RAM price inflation may have given AM4 a second life — and that’s not a bad thing
AM4 life support, brought to you by the ongoing DDR5 crisis
A dedicated 3D V-cache is undeniably one of the best gaming upgrades you can get with your CPU.
I play simulation-heavy games a lot
Even first-gen X3D chips crush Microsoft Flight Simulator
You might find yourself wondering that, since gaming has become predominantly GPU bound, why not go for a non-X3D chip to save money to invest in a GPU upgrade? The answer to that question is fairly simple. The fact is, simulation-based games break that rule entirely. While most AAA titles will show minimal difference between a 5700X and a 5700X3D on the FPS counter, simulation games flip the equation.
Most of the games I have recorded 40+ hours of playtime on are simulation-based titles, like Microsoft Flight Simulator 2024 and DCS World. A unique characteristic of these games is that you could be sitting with an RTX 5090 and still be limited by CPU performance. AI pathfinding, weather systems and traffic patterns are all dependent on the CPU, and no amount of GPU horsepower can salvage a cache-starved processor's bottlenecks.

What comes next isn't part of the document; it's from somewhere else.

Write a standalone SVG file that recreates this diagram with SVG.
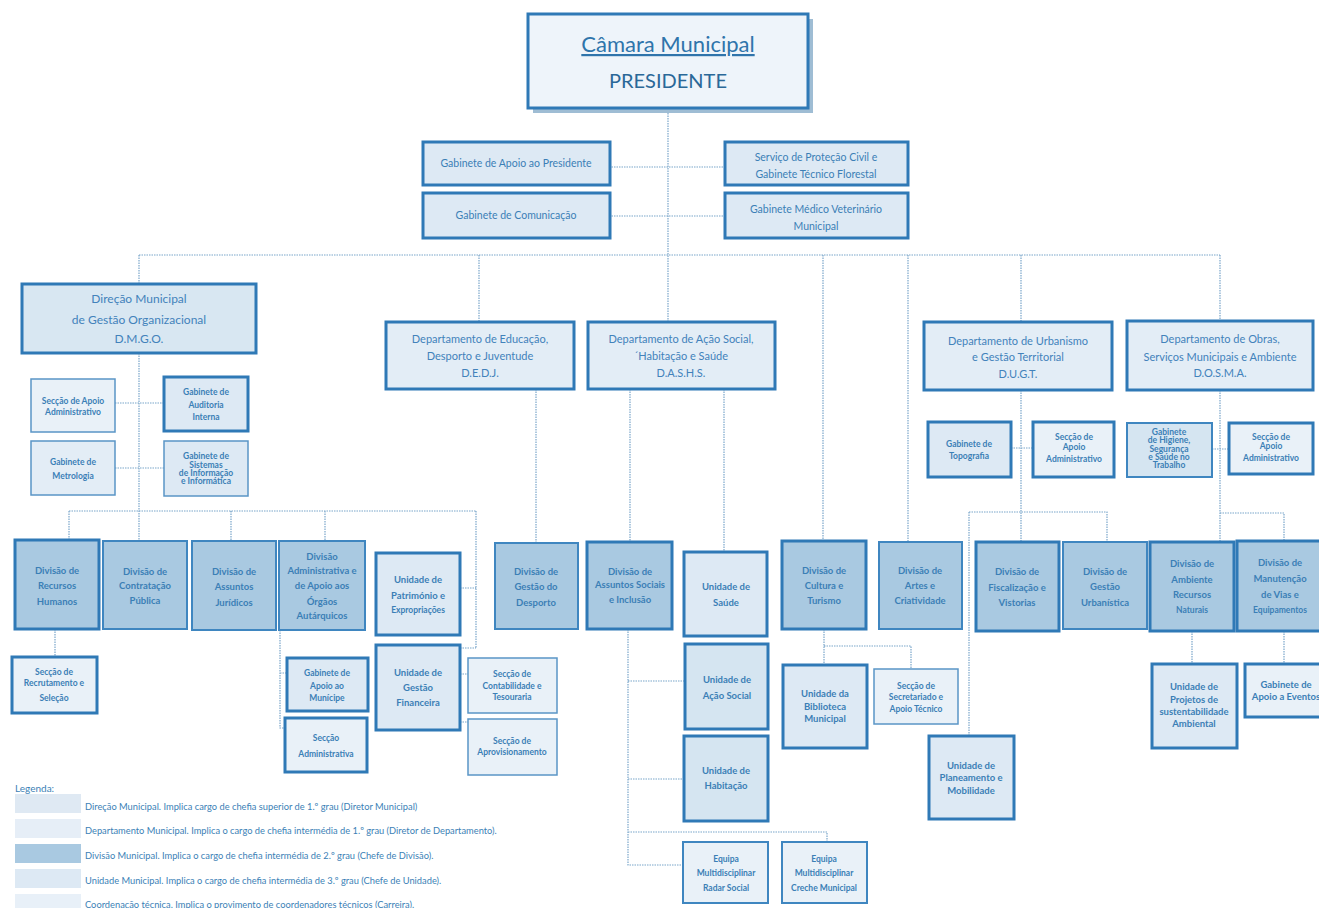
<svg xmlns="http://www.w3.org/2000/svg" width="1319" height="908" viewBox="0 0 1319 908">
<style>
rect.b{stroke:#3f86c0;stroke-width:2}
rect.k{stroke:#2f79b6;stroke-width:3}
rect.l{stroke:#5a95c6;stroke-width:1.5}
.fd{fill:#a9c9e1}.fu{fill:#dde9f4}.fa{fill:#d5e5f1}.fs{fill:#e9f1f8}.fp{fill:#e3edf6}.fm{fill:#d8e7f2}.ft{fill:#eef4fa}
text{font-family:Lato,"Open Sans","Liberation Sans",sans-serif;fill:#3b7fb6;text-anchor:middle;font-weight:700;font-size:9.5px}
text.r{font-weight:400;font-size:10.5px}
text.s{font-size:8.5px}
text.d{font-weight:400;font-size:11px;fill:#4282bb}
text.g{text-anchor:start;font-weight:400;font-size:9.3px;fill:#3b7fb6}
#conn path{fill:none;stroke:#7aa6ca;stroke-width:1.2;stroke-dasharray:1.5 1}
</style>
<rect width="1319" height="908" fill="#ffffff"/>
<g id="conn">
<path d="M668 108V322"/>
<path d="M609 167H725M609 216H725"/>
<path d="M139 255H1220"/>
<path d="M139 255V285M479 255V322M823 255V541M908 255V542M1021 255V322M1220 255V322"/>
<path d="M139 353V541M115 403H164M115 468H164"/>
<path d="M69 511H476M69 511V540M231 511V541M325 511V541M476 511V648M460 588H476M460 648H476"/>
<path d="M55 629V657M280 630V728H285M280 673H287M460 674H468M460 722H468"/>
<path d="M536 389V543M630 389V542M724 389V552"/>
<path d="M628 629V865H683M628 681H685M628 779H684M628 832H827V842"/>
<path d="M824 629V665M824 646H911V669"/>
<path d="M1021 390V542M1011 448H1033M1220 390V542M1212 449H1229"/>
<path d="M969 512H1107V542M969 512V736"/>
<path d="M1220 513H1284V541"/>
<path d="M1192 631V664M1284 631V664"/>
</g>
<g id="camara">
<rect x="533" y="19" width="280" height="94" fill="#9fbdd4"/>
<rect class="k" x="528" y="14" width="280" height="94" fill="#eef4fa" stroke="#5e9bcc"/>
<text x="668" y="52" style="font-size:22px;font-weight:400;fill:#2f74ab;text-decoration:underline">Câmara Municipal</text>
<text x="668" y="88" style="font-size:20px;font-weight:400;fill:#2a6898">PRESIDENTE</text>
</g>
<g id="gap"><rect class="k" x="423" y="142" width="187" height="43" fill="#dde9f4" stroke="#4a8cc4"/><text class="r" x="516" y="167">Gabinete de Apoio ao Presidente</text></g>
<g id="gcom"><rect class="k" x="423" y="193" width="187" height="45" fill="#dde9f4" stroke="#4a8cc4"/><text class="r" x="516" y="219">Gabinete de Comunicação</text></g>
<g id="spc"><rect class="k" x="725" y="142" width="183" height="43" fill="#dde9f4" stroke="#4a8cc4"/><text class="r" x="816" y="161">Serviço de Proteção Civil e</text><text class="r" x="816" y="178">Gabinete Técnico Florestal</text></g>
<g id="gmv"><rect class="k" x="725" y="193" width="183" height="45" fill="#dde9f4" stroke="#4a8cc4"/><text class="r" x="816" y="213">Gabinete Médico Veterinário</text><text class="r" x="816" y="230">Municipal</text></g>

<g id="dmgo"><rect class="k fm" x="22" y="284" width="234" height="69" stroke="#4a8cc4"/><text class="d" style="font-size:12px" x="139" y="303">Direção Municipal</text><text class="d" style="font-size:12px" x="139" y="324">de Gestão Organizacional</text><text class="d" style="font-size:12px" x="139" y="343">D.M.G.O.</text></g>
<g id="dedj"><rect class="k fp" x="386" y="322" width="188" height="67" stroke="#4a8cc4"/><text class="d" x="480" y="343">Departamento de Educação,</text><text class="d" x="480" y="360">Desporto  e Juventude</text><text class="d" x="480" y="377">D.E.D.J.</text></g>
<g id="dashs"><rect class="k fp" x="588" y="322" width="187" height="67" stroke="#4a8cc4"/><text class="d" x="681" y="343">Departamento  de Ação Social,</text><text class="d" x="681" y="360">´Habitação e Saúde</text><text class="d" x="681" y="377">D.A.S.H.S.</text></g>
<g id="dugt"><rect class="k fp" x="924" y="322" width="188" height="68" stroke="#4a8cc4"/><text class="d" x="1018" y="345">Departamento de Urbanismo</text><text class="d" x="1018" y="361">e Gestão Territorial</text><text class="d" x="1018" y="378">D.U.G.T.</text></g>
<g id="dosma"><rect class="k fp" x="1127" y="321" width="186" height="69" stroke="#4a8cc4"/><text class="d" x="1220" y="343">Departamento de Obras,</text><text class="d" x="1220" y="361">Serviços Municipais e Ambiente</text><text class="d" x="1220" y="377">D.O.S.M.A.</text></g>

<g id="saa1"><rect class="l fs" x="31" y="379" width="84" height="53"/><text class="s" x="73" y="404">Secção de Apoio</text><text class="s" x="73" y="415">Administrativo</text></g>
<g id="gai"><rect class="k fu" x="164" y="377" width="84" height="54"/><text class="s" x="206" y="395">Gabinete de</text><text class="s" x="206" y="408">Auditoria</text><text class="s" x="206" y="420">Interna</text></g>
<g id="gmet"><rect class="l fp" x="31" y="441" width="84" height="54"/><text class="s" x="73" y="465">Gabinete de</text><text class="s" x="73" y="479">Metrologia</text></g>
<g id="gsi"><rect class="l fu" x="164" y="441" width="84" height="55"/><text class="s" x="206" y="459">Gabinete de</text><text class="s" x="206" y="468">Sistemas</text><text class="s" x="206" y="476">de Informação</text><text class="s" x="206" y="484">e Informática</text></g>

<g id="drh"><rect class="k fd" x="15" y="540" width="84" height="89"/><text x="57" y="574">Divisão de</text><text x="57" y="589">Recursos</text><text x="57" y="605">Humanos</text></g>
<g id="dcp"><rect class="b fd" x="103" y="541" width="84" height="88"/><text x="145" y="575">Divisão de</text><text x="145" y="589">Contratação</text><text x="145" y="604">Pública</text></g>
<g id="daj"><rect class="b fd" x="192" y="541" width="84" height="89"/><text x="234" y="575">Divisão de</text><text x="234" y="590">Assuntos</text><text x="234" y="606">Jurídicos</text></g>
<g id="dad"><rect class="b fd" x="279" y="541" width="86" height="89"/><text x="322" y="560">Divisão</text><text x="322" y="574">Administrativa e</text><text x="322" y="589">de Apoio aos</text><text x="322" y="605">Órgãos</text><text x="322" y="619">Autárquicos</text></g>
<g id="upe"><rect class="k fu" x="376" y="553" width="84" height="82"/><text x="418" y="583">Unidade de</text><text x="418" y="599">Património e</text><text class="s" x="418" y="613">Expropriações</text></g>
<g id="ugf"><rect class="k fu" x="376" y="645" width="84" height="85"/><text x="418" y="676">Unidade de</text><text x="418" y="691">Gestão</text><text x="418" y="706">Financeira</text></g>
<g id="dgd"><rect class="b fd" x="495" y="543" width="83" height="86"/><text x="536" y="575">Divisão de</text><text x="536" y="590">Gestão do</text><text x="536" y="606">Desporto</text></g>
<g id="srs"><rect class="k fs" x="12" y="657" width="85" height="56"/><text class="s" x="54" y="675">Secção de</text><text class="s" x="54" y="686">Recrutamento e</text><text class="s" x="54" y="701">Seleção</text></g>
<g id="gam"><rect class="k fu" x="287" y="658" width="81" height="53" stroke-width="2.5"/><text class="s" x="327" y="676">Gabinete de</text><text class="s" x="327" y="689">Apoio ao</text><text class="s" x="327" y="701">Munícipe</text></g>
<g id="sad"><rect class="k fs" x="285" y="718" width="82" height="54"/><text class="s" x="326" y="741">Secção</text><text class="s" x="326" y="757">Administrativa</text></g>
<g id="sct"><rect class="l fs" x="468" y="658" width="89" height="55"/><text class="s" x="512" y="677">Secção de</text><text class="s" x="512" y="689">Contabilidade e</text><text class="s" x="512" y="700">Tesouraria</text></g>
<g id="sap"><rect class="l fs" x="468" y="719" width="89" height="56"/><text class="s" x="512" y="744">Secção de</text><text class="s" x="512" y="755">Aprovisionamento</text></g>

<g id="dasi"><rect class="k fd" x="587" y="542" width="85" height="87"/><text x="630" y="575">Divisão de</text><text x="630" y="588">Assuntos Sociais</text><text x="630" y="603">e Inclusão</text></g>
<g id="usa"><rect class="k fu" x="684" y="552" width="83" height="84"/><text x="726" y="590">Unidade de</text><text x="726" y="606">Saúde</text></g>
<g id="uas"><rect class="k fa" x="685" y="644" width="83" height="85"/><text x="727" y="683">Unidade de</text><text x="727" y="699">Ação Social</text></g>
<g id="uha"><rect class="k fa" x="684" y="736" width="84" height="85"/><text x="726" y="774">Unidade de</text><text x="726" y="789">Habitação</text></g>
<g id="emr"><rect class="b fs" x="683" y="842" width="85" height="61" stroke-width="2.5"/><text class="s" x="726" y="862">Equipa</text><text class="s" x="726" y="876">Multidisciplinar</text><text class="s" x="726" y="891">Radar Social</text></g>
<g id="emc"><rect class="b fs" x="782" y="842" width="85" height="61" stroke-width="2.5"/><text class="s" x="824" y="862">Equipa</text><text class="s" x="824" y="876">Multidisciplinar</text><text class="s" x="824" y="891">Creche Municipal</text></g>

<g id="dct"><rect class="k fd" x="782" y="541" width="84" height="88"/><text x="824" y="574">Divisão de</text><text x="824" y="589">Cultura e</text><text x="824" y="604">Turismo</text></g>
<g id="dac"><rect class="b fd" x="879" y="542" width="83" height="87"/><text x="920" y="574">Divisão de</text><text x="920" y="589">Artes e</text><text x="920" y="604">Criatividade</text></g>
<g id="ubm"><rect class="k fu" x="783" y="665" width="84" height="83"/><text x="825" y="697">Unidade da</text><text x="825" y="710">Biblioteca</text><text x="825" y="722">Municipal</text></g>
<g id="ssat"><rect class="l fs" x="874" y="669" width="84" height="55"/><text class="s" x="916" y="689">Secção de</text><text class="s" x="916" y="700">Secretariado e</text><text class="s" x="916" y="712">Apoio Técnico</text></g>

<g id="gtop"><rect class="k fu" x="928" y="422" width="83" height="55"/><text class="s" x="969" y="447">Gabinete de</text><text class="s" x="969" y="459">Topografia</text></g>
<g id="saa2"><rect class="k fs" x="1033" y="422" width="81" height="55"/><text class="s" x="1074" y="440">Secção  de</text><text class="s" x="1074" y="450">Apoio</text><text class="s" x="1074" y="462">Administrativo</text></g>
<g id="ghs"><rect class="b fa" x="1127" y="423" width="85" height="54" stroke-width="2.5"/><text class="s" x="1169" y="435">Gabinete</text><text class="s" x="1169" y="443">de Higiene,</text><text class="s" x="1169" y="452">Segurança</text><text class="s" x="1169" y="460">e Saúde no</text><text class="s" x="1169" y="468">Trabalho</text></g>
<g id="saa3"><rect class="k fs" x="1229" y="423" width="84" height="51"/><text class="s" x="1271" y="440">Secção  de</text><text class="s" x="1271" y="449">Apoio</text><text class="s" x="1271" y="461">Administrativo</text></g>

<g id="dfv"><rect class="k fd" x="976" y="542" width="83" height="89"/><text x="1017" y="575">Divisão de</text><text x="1017" y="591">Fiscalização e</text><text x="1017" y="606">Vistorias</text></g>
<g id="dgu"><rect class="b fd" x="1063" y="542" width="84" height="87"/><text x="1105" y="575">Divisão de</text><text x="1105" y="590">Gestão</text><text x="1105" y="606">Urbanística</text></g>
<g id="darn"><rect class="k fd" x="1150" y="542" width="84" height="89"/><text x="1192" y="567">Divisão de</text><text x="1192" y="583">Ambiente</text><text x="1192" y="598">Recursos</text><text class="s" x="1192" y="613">Naturais</text></g>
<g id="dmve"><rect class="k fd" x="1237" y="541" width="85" height="90"/><text x="1280" y="566">Divisão de</text><text x="1280" y="582">Manutenção</text><text x="1280" y="598">de Vias e</text><text class="s" x="1280" y="613">Equipamentos</text></g>
<g id="upm"><rect class="k fu" x="929" y="736" width="85" height="83"/><text x="971" y="769">Unidade de</text><text x="971" y="781">Planeamento e</text><text x="971" y="794">Mobilidade</text></g>
<g id="ups"><rect class="k fu" x="1152" y="664" width="85" height="84"/><text x="1194" y="690">Unidade de</text><text x="1194" y="703">Projetos de</text><text x="1194" y="715">sustentabilidade</text><text x="1194" y="727">Ambiental</text></g>
<g id="gae"><rect class="k fs" x="1245" y="664" width="82" height="53"/><text x="1286" y="688">Gabinete de</text><text x="1286" y="700">Apoio a Eventos</text></g>

<g id="legenda">
<text class="g" style="font-size:10px" x="15" y="792">Legenda:</text>
<rect x="15" y="794" width="66" height="19" fill="#dfe9f3"/>
<rect x="15" y="819" width="66" height="19" fill="#e6eef7"/>
<rect x="15" y="844" width="66" height="19" fill="#a9c9e1"/>
<rect x="15" y="869" width="66" height="19" fill="#dde9f4"/>
<rect x="15" y="894" width="66" height="19" fill="#e8f0f8"/>
<text class="g" x="85" y="810">Direção Municipal. Implica cargo de chefia superior de 1.º grau (Diretor Municipal)</text>
<text class="g" x="85" y="834">Departamento Municipal. Implica o cargo de chefia intermédia de 1.º grau (Diretor de Departamento).</text>
<text class="g" x="85" y="859">Divisão Municipal. Implica o cargo de chefia intermédia de 2.º grau (Chefe de Divisão).</text>
<text class="g" x="85" y="884">Unidade Municipal. Implica o cargo de chefia intermédia de 3.º grau (Chefe de Unidade).</text>
<text class="g" x="85" y="908">Coordenação técnica. Implica o provimento de coordenadores técnicos (Carreira).</text>
</g>
</svg>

When I'm sat with my Thrustmaster HOTAS flight stick and multi-monitor setup, you can tell that immersion means a great deal to me. As these titles are notoriously CPU-bound, they absolutely feast on the L3 cache. In this case, a jump from a Ryzen 5 3600 to an X3D chip is going to be transformational.
Simulation titles are limited by memory latency and CPU speed rather than GPU power, but other GPU-heavy games may not benefit as meaningfully from the 3D V-Cache.
Productivity gets better, too
The extra cores boost multitasking
As an added bonus, the two extra cores on the 5700X3D going from a 3600 can boost multitasking performance. While the 5700X3D shares the same 8-core, 16-thread configuration as the 5800X3D, that's still a 33% increase in core count over my current 6-core, 12-thread Ryzen 5 3600. Combined with IPC and architectural improvements of Zen 3 over Zen 2, this will result in noticeably better performance in productivity.
My workload involves having dozens of browser tabs open (and I like to stream in the background), so it's obvious that I stand to benefit from having more cores and threads working to distribute the workload. While the processor won't compete with a modern Ryzen 9 or Intel i9 processor in multi-threaded rendering tasks, for most other applications, the difference will be sweet enough to justify the price.
The X3D chips on AM4 are brilliant, and it's hard to argue otherwise
The longevity of the AM4 platform continues to impress, and the fact that it provides and upgrade path to those on it almost a decade after release is respectable. Perhaps that's why it wasn't so surprising to hear AMD Ryzen chief David McAfee mention that Team Red might potentially bring back AM4 chips, which, nonetheless, is a remarkable vote of confidence that bolsters my intent to upgrade on the platform.
Beyond potential new stocks hitting the market, AM4's existing chips provide an extraordinary value proposition to me as a buyer through secondary markets. Motherboards, memory kits and other components on the platform are plentiful and friendly to the wallet, which makes upgrades sensible and economically viable. Since the chips on the platform are still so capable, it makes sense to even pair them with current-generation GPUs like Blackwell and RDNA 4 without expecting significant bottlenecks to performance. If you're invested in AM4 like I am, chips like the 5700X3D and 5800X3D prove that there's plenty of value left in the ecosystem that's worthy of your dollars.